Exercise prompt
Below are entries. Pull out all lines containing "page".

--- Begin Records provided ---

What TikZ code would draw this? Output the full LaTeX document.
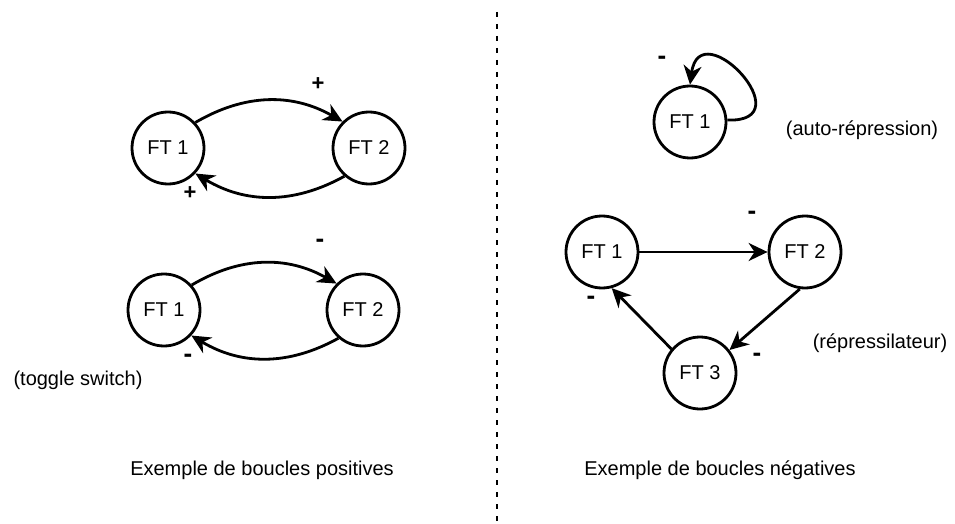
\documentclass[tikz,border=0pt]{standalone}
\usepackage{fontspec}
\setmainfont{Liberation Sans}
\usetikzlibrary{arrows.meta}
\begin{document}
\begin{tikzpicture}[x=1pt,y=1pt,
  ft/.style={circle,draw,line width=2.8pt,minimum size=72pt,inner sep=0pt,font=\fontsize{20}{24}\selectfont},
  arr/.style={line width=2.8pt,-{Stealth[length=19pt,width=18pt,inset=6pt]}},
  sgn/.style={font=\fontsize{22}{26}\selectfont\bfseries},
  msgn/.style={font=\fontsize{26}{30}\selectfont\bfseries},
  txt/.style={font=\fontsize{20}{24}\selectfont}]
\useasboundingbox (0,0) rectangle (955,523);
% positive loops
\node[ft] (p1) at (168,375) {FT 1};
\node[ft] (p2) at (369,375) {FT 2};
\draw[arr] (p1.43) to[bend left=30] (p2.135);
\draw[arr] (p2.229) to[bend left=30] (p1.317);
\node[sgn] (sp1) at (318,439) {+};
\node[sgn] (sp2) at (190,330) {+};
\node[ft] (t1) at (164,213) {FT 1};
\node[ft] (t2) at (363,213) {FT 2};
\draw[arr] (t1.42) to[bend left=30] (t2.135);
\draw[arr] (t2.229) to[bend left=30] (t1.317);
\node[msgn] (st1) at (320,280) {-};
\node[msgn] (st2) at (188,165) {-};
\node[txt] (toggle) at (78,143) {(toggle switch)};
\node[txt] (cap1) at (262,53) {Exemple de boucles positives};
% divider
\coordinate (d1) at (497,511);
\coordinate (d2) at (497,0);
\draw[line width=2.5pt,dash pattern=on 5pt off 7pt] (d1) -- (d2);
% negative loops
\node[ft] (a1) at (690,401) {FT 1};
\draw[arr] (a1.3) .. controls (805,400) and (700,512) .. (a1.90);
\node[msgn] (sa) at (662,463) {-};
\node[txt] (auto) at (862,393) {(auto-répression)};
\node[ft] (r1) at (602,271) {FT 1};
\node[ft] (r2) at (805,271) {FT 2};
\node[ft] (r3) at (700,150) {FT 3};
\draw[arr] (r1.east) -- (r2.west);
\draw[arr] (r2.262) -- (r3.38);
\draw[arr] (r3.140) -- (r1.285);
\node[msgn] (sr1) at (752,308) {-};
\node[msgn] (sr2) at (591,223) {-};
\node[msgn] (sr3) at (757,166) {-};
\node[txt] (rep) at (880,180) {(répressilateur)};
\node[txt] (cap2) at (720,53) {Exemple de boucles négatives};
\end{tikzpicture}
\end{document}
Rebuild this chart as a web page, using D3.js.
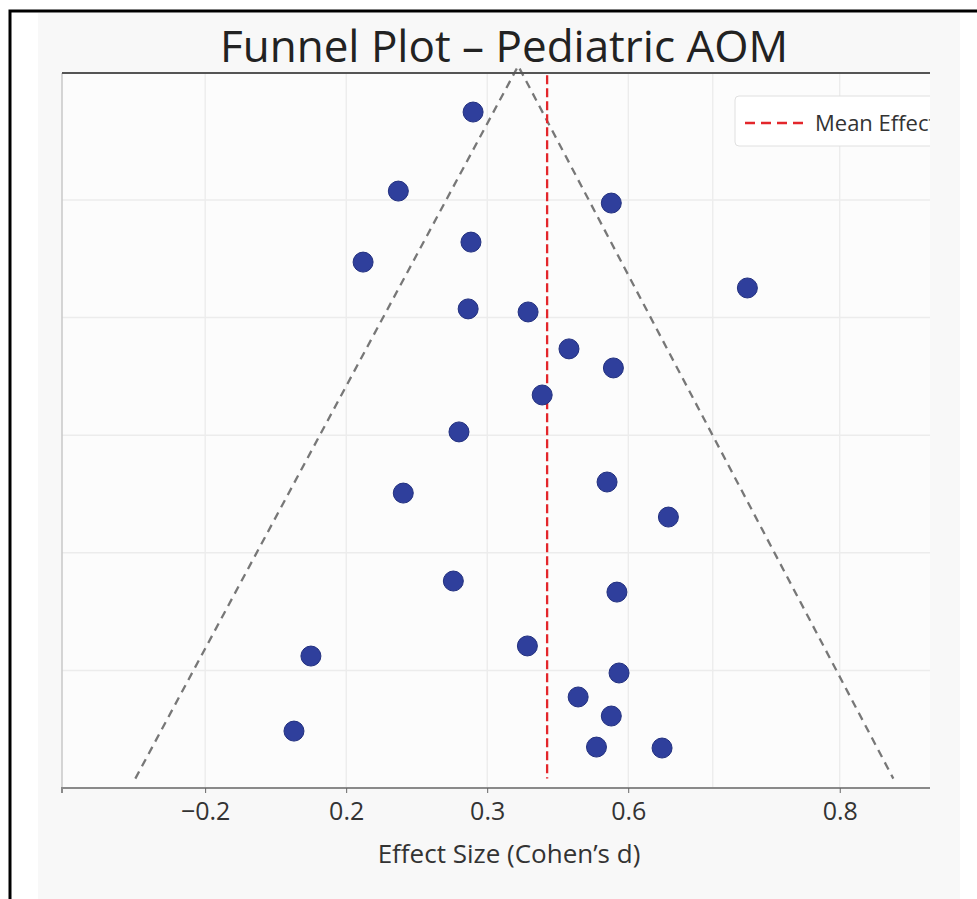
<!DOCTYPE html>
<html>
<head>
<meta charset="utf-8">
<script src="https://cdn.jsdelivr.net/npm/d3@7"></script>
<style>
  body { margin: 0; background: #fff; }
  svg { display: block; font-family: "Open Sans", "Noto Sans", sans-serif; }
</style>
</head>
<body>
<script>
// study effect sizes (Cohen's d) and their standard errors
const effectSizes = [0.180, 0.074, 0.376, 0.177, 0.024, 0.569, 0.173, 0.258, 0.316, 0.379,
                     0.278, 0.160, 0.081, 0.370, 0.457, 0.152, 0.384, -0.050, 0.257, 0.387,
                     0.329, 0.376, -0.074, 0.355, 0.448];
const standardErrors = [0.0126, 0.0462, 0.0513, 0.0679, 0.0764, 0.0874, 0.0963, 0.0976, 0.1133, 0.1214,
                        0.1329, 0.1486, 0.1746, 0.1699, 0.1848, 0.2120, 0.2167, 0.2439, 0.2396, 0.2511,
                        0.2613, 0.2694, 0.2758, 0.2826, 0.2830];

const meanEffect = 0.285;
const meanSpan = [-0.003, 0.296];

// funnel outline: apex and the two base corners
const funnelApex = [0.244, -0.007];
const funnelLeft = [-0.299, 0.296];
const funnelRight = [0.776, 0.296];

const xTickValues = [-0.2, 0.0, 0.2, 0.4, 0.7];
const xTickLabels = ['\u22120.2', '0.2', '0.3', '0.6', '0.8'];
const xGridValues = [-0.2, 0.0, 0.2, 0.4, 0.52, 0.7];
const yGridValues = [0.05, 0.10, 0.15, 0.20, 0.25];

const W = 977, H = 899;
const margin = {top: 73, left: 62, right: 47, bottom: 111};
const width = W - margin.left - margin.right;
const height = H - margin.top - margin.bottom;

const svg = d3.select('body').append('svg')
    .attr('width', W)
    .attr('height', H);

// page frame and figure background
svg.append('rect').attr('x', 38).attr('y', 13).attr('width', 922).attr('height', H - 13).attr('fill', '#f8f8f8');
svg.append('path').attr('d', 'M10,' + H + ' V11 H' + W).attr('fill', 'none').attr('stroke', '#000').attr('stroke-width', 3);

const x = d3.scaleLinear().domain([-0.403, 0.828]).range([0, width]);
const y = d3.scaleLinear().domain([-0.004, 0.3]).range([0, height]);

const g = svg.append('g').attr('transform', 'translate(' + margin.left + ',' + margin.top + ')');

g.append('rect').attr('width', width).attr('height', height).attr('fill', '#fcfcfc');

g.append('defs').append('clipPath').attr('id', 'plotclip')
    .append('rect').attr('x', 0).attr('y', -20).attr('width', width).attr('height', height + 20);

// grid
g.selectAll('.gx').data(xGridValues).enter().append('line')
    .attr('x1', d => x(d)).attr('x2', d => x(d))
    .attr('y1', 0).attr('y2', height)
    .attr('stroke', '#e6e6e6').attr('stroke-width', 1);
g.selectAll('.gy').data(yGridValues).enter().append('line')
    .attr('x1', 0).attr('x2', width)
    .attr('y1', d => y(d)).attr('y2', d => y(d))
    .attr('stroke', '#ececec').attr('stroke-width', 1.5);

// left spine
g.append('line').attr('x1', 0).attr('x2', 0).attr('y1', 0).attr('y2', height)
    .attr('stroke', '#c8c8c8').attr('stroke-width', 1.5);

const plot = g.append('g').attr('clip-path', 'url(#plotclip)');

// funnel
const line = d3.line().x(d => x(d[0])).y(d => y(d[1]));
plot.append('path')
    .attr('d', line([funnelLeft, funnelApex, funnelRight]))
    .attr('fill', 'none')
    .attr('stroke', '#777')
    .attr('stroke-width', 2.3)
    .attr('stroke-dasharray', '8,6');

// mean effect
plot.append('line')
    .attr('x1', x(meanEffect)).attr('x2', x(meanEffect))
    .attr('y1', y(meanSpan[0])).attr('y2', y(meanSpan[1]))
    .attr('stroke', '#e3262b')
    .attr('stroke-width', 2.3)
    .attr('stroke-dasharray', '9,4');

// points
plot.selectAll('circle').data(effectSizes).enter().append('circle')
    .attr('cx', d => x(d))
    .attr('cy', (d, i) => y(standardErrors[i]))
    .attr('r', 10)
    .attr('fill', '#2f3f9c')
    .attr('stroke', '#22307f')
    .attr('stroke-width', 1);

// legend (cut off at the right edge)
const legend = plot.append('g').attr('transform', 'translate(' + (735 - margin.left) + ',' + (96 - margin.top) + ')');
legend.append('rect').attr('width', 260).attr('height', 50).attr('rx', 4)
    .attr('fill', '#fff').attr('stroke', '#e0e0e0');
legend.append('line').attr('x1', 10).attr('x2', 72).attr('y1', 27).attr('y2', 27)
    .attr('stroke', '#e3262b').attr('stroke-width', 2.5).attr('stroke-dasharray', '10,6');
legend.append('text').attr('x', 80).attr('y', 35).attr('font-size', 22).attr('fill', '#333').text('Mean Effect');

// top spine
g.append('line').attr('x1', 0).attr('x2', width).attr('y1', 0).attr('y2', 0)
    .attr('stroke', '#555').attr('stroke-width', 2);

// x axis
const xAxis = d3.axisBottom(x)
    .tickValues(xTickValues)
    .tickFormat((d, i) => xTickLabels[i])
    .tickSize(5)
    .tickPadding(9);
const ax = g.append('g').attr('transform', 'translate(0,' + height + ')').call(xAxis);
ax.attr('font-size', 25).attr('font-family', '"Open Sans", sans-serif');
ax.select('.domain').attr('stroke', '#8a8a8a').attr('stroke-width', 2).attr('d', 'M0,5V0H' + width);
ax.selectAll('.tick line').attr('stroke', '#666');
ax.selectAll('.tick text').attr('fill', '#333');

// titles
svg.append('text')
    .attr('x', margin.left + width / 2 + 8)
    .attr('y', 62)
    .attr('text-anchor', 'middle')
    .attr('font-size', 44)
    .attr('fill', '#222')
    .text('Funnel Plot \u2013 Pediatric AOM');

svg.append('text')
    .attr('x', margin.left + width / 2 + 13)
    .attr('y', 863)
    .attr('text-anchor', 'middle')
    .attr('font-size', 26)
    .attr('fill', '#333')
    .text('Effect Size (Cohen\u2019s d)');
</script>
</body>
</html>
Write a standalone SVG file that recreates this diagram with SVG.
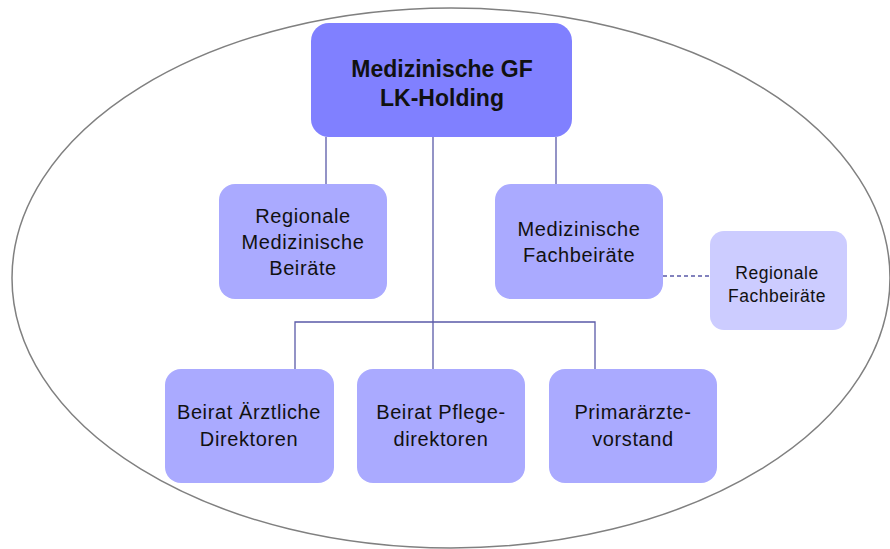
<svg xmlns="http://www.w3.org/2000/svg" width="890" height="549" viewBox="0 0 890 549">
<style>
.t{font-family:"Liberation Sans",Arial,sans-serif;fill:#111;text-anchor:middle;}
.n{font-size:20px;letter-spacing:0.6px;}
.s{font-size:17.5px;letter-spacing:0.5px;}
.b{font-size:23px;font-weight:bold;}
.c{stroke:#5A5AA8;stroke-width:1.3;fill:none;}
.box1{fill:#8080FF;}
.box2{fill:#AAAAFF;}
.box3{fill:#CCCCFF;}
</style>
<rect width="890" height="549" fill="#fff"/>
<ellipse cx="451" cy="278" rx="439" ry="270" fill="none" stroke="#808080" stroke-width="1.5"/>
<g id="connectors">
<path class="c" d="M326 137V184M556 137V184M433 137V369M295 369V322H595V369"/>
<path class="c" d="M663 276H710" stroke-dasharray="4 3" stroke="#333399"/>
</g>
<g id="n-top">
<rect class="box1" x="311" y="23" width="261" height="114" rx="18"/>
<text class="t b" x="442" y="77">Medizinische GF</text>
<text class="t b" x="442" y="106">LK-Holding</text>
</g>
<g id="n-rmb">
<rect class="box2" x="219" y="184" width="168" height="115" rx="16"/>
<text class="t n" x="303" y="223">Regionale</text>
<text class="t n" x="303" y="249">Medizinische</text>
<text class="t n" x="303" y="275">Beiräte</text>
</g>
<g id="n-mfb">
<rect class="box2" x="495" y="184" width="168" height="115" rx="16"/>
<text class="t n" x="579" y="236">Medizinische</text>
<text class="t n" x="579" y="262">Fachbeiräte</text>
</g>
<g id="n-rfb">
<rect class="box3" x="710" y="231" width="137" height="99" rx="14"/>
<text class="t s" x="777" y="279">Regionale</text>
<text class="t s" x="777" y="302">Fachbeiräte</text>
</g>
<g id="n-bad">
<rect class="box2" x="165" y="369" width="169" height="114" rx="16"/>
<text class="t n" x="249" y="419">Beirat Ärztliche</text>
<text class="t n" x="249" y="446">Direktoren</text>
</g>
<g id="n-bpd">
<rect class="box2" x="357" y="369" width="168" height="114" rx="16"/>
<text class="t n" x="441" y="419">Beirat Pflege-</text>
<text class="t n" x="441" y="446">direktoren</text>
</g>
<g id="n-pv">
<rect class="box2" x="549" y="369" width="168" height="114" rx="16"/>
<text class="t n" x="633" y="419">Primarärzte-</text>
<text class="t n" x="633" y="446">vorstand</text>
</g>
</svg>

--- End Records provided ---

Task output
Rebuild this chart as a web page, using D3.js.
// page frame and figure background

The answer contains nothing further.